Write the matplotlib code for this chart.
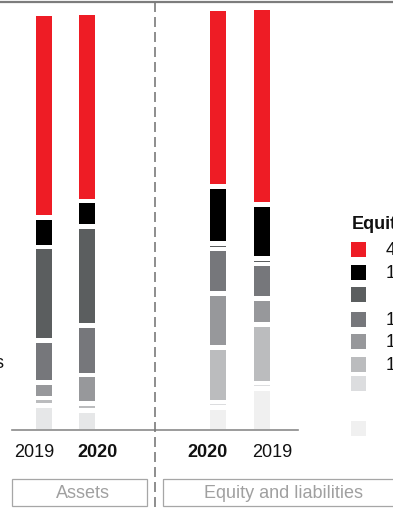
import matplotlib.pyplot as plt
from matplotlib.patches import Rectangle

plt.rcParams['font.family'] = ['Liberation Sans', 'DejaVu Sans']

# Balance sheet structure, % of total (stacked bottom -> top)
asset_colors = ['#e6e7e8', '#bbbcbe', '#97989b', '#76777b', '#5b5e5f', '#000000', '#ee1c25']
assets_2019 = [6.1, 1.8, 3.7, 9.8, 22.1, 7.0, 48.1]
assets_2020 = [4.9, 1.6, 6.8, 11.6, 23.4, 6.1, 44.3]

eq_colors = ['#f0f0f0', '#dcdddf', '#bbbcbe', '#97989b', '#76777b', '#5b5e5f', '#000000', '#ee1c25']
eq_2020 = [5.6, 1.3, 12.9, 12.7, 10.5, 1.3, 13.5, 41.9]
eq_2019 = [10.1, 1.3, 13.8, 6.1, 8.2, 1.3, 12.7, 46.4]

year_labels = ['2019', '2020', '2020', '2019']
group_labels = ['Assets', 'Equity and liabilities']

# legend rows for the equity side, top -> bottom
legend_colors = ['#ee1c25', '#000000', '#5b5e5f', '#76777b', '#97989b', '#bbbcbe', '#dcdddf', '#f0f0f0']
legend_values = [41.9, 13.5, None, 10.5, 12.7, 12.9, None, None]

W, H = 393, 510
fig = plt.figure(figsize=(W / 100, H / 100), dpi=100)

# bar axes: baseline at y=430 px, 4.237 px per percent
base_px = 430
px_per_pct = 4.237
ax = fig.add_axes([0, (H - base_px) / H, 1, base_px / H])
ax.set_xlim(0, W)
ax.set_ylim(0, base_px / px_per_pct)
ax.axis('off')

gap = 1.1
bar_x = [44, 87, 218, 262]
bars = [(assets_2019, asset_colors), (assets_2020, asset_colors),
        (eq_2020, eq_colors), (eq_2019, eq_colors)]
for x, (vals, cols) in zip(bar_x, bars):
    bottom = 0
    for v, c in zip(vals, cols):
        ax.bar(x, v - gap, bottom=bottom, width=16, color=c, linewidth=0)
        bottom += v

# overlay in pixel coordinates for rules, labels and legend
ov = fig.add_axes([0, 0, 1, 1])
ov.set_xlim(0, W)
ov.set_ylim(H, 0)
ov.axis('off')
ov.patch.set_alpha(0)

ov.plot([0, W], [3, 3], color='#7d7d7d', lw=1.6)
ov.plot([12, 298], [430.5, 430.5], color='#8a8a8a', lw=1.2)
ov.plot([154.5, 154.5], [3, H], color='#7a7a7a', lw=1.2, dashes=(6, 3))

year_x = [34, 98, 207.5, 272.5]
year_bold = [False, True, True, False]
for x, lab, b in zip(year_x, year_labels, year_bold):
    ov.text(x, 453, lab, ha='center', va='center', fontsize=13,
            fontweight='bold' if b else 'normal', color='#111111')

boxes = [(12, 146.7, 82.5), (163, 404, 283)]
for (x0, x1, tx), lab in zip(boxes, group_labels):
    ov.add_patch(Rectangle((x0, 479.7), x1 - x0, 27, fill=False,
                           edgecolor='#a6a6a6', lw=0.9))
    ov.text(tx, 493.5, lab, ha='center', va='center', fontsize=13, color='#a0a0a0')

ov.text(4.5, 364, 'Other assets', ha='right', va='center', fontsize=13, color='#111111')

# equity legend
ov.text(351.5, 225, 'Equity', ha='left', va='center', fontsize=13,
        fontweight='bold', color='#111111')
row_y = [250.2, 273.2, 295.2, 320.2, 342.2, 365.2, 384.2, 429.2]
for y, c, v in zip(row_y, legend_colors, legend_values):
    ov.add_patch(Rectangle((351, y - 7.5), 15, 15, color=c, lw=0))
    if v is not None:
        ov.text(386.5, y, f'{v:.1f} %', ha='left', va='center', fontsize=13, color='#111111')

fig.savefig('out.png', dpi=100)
=-=-=-=-=
Task instructions: Pictures excluded, repeat exactly the lines from the top of the material through the line with "assets_2020 = [4.9, 1.6, 6.8, 11.6, 23.4, 6.1, 44.3]", including both of those lines.

Written response:
Write the matplotlib code for this chart.
import matplotlib.pyplot as plt
from matplotlib.patches import Rectangle

plt.rcParams['font.family'] = ['Liberation Sans', 'DejaVu Sans']

# Balance sheet structure, % of total (stacked bottom -> top)
asset_colors = ['#e6e7e8', '#bbbcbe', '#97989b', '#76777b', '#5b5e5f', '#000000', '#ee1c25']
assets_2019 = [6.1, 1.8, 3.7, 9.8, 22.1, 7.0, 48.1]
assets_2020 = [4.9, 1.6, 6.8, 11.6, 23.4, 6.1, 44.3]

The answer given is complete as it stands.